* BEGIN Data shown *

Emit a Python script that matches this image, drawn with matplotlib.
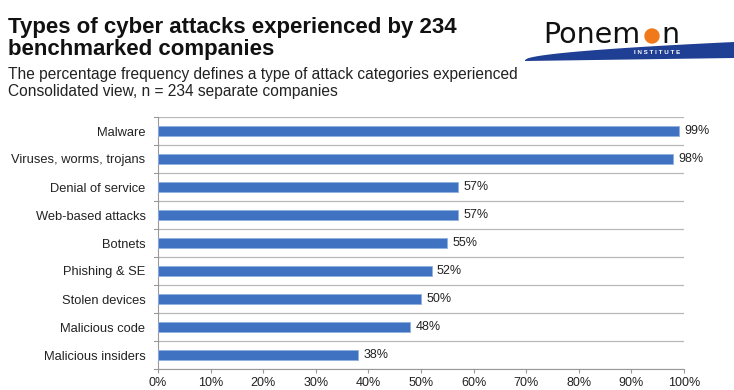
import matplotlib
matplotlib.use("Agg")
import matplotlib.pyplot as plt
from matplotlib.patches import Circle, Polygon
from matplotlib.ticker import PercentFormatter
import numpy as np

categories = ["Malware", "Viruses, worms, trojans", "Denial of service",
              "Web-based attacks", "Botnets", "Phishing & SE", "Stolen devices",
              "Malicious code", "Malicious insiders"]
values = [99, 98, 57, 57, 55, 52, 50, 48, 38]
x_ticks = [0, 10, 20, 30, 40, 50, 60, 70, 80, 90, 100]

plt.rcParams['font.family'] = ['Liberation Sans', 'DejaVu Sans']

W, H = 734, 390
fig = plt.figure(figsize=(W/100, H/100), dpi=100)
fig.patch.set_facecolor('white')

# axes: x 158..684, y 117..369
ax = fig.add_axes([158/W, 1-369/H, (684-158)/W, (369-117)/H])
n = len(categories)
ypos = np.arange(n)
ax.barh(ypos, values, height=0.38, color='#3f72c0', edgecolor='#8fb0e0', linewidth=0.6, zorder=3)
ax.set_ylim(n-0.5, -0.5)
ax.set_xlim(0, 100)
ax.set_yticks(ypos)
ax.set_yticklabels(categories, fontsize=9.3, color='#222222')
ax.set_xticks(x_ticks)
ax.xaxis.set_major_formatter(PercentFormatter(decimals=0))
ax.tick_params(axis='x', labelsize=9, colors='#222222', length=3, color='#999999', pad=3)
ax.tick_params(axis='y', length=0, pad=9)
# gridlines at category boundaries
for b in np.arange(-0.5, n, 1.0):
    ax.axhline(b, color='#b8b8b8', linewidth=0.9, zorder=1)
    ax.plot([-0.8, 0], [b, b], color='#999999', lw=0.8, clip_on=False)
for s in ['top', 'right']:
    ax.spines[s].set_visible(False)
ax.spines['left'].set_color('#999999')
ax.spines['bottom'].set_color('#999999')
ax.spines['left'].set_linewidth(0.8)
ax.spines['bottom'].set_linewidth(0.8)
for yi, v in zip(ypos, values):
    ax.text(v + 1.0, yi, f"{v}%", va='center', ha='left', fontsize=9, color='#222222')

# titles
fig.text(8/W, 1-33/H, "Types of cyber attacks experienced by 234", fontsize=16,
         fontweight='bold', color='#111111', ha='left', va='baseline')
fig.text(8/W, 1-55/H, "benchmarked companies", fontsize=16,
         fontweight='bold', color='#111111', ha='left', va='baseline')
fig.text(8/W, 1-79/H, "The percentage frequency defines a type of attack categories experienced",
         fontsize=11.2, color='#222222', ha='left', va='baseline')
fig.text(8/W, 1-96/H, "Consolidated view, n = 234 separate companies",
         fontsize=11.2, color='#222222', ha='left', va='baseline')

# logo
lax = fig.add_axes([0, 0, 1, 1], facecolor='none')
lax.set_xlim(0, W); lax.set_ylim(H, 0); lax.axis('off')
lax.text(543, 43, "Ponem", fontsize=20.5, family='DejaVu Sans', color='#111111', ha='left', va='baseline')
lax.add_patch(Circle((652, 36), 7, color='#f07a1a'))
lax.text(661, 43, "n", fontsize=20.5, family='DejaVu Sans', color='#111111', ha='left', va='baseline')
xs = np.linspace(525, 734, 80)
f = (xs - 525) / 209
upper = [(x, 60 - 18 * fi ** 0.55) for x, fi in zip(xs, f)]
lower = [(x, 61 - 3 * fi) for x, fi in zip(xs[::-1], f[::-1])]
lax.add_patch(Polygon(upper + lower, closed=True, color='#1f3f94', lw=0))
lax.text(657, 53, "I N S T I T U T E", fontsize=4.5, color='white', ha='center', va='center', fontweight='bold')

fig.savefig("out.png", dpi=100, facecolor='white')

* END Data shown *

_Description of the task_:
Repeat the material above word for word and skip every image in it.

_Worked solution_:
Emit a Python script that matches this image, drawn with matplotlib.
import matplotlib
matplotlib.use("Agg")
import matplotlib.pyplot as plt
from matplotlib.patches import Circle, Polygon
from matplotlib.ticker import PercentFormatter
import numpy as np

categories = ["Malware", "Viruses, worms, trojans", "Denial of service",
              "Web-based attacks", "Botnets", "Phishing & SE", "Stolen devices",
              "Malicious code", "Malicious insiders"]
values = [99, 98, 57, 57, 55, 52, 50, 48, 38]
x_ticks = [0, 10, 20, 30, 40, 50, 60, 70, 80, 90, 100]

plt.rcParams['font.family'] = ['Liberation Sans', 'DejaVu Sans']

W, H = 734, 390
fig = plt.figure(figsize=(W/100, H/100), dpi=100)
fig.patch.set_facecolor('white')

# axes: x 158..684, y 117..369
ax = fig.add_axes([158/W, 1-369/H, (684-158)/W, (369-117)/H])
n = len(categories)
ypos = np.arange(n)
ax.barh(ypos, values, height=0.38, color='#3f72c0', edgecolor='#8fb0e0', linewidth=0.6, zorder=3)
ax.set_ylim(n-0.5, -0.5)
ax.set_xlim(0, 100)
ax.set_yticks(ypos)
ax.set_yticklabels(categories, fontsize=9.3, color='#222222')
ax.set_xticks(x_ticks)
ax.xaxis.set_major_formatter(PercentFormatter(decimals=0))
ax.tick_params(axis='x', labelsize=9, colors='#222222', length=3, color='#999999', pad=3)
ax.tick_params(axis='y', length=0, pad=9)
# gridlines at category boundaries
for b in np.arange(-0.5, n, 1.0):
    ax.axhline(b, color='#b8b8b8', linewidth=0.9, zorder=1)
    ax.plot([-0.8, 0], [b, b], color='#999999', lw=0.8, clip_on=False)
for s in ['top', 'right']:
    ax.spines[s].set_visible(False)
ax.spines['left'].set_color('#999999')
ax.spines['bottom'].set_color('#999999')
ax.spines['left'].set_linewidth(0.8)
ax.spines['bottom'].set_linewidth(0.8)
for yi, v in zip(ypos, values):
    ax.text(v + 1.0, yi, f"{v}%", va='center', ha='left', fontsize=9, color='#222222')

# titles
fig.text(8/W, 1-33/H, "Types of cyber attacks experienced by 234", fontsize=16,
         fontweight='bold', color='#111111', ha='left', va='baseline')
fig.text(8/W, 1-55/H, "benchmarked companies", fontsize=16,
         fontweight='bold', color='#111111', ha='left', va='baseline')
fig.text(8/W, 1-79/H, "The percentage frequency defines a type of attack categories experienced",
         fontsize=11.2, color='#222222', ha='left', va='baseline')
fig.text(8/W, 1-96/H, "Consolidated view, n = 234 separate companies",
         fontsize=11.2, color='#222222', ha='left', va='baseline')

# logo
lax = fig.add_axes([0, 0, 1, 1], facecolor='none')
lax.set_xlim(0, W); lax.set_ylim(H, 0); lax.axis('off')
lax.text(543, 43, "Ponem", fontsize=20.5, family='DejaVu Sans', color='#111111', ha='left', va='baseline')
lax.add_patch(Circle((652, 36), 7, color='#f07a1a'))
lax.text(661, 43, "n", fontsize=20.5, family='DejaVu Sans', color='#111111', ha='left', va='baseline')
xs = np.linspace(525, 734, 80)
f = (xs - 525) / 209
upper = [(x, 60 - 18 * fi ** 0.55) for x, fi in zip(xs, f)]
lower = [(x, 61 - 3 * fi) for x, fi in zip(xs[::-1], f[::-1])]
lax.add_patch(Polygon(upper + lower, closed=True, color='#1f3f94', lw=0))
lax.text(657, 53, "I N S T I T U T E", fontsize=4.5, color='white', ha='center', va='center', fontweight='bold')

fig.savefig("out.png", dpi=100, facecolor='white')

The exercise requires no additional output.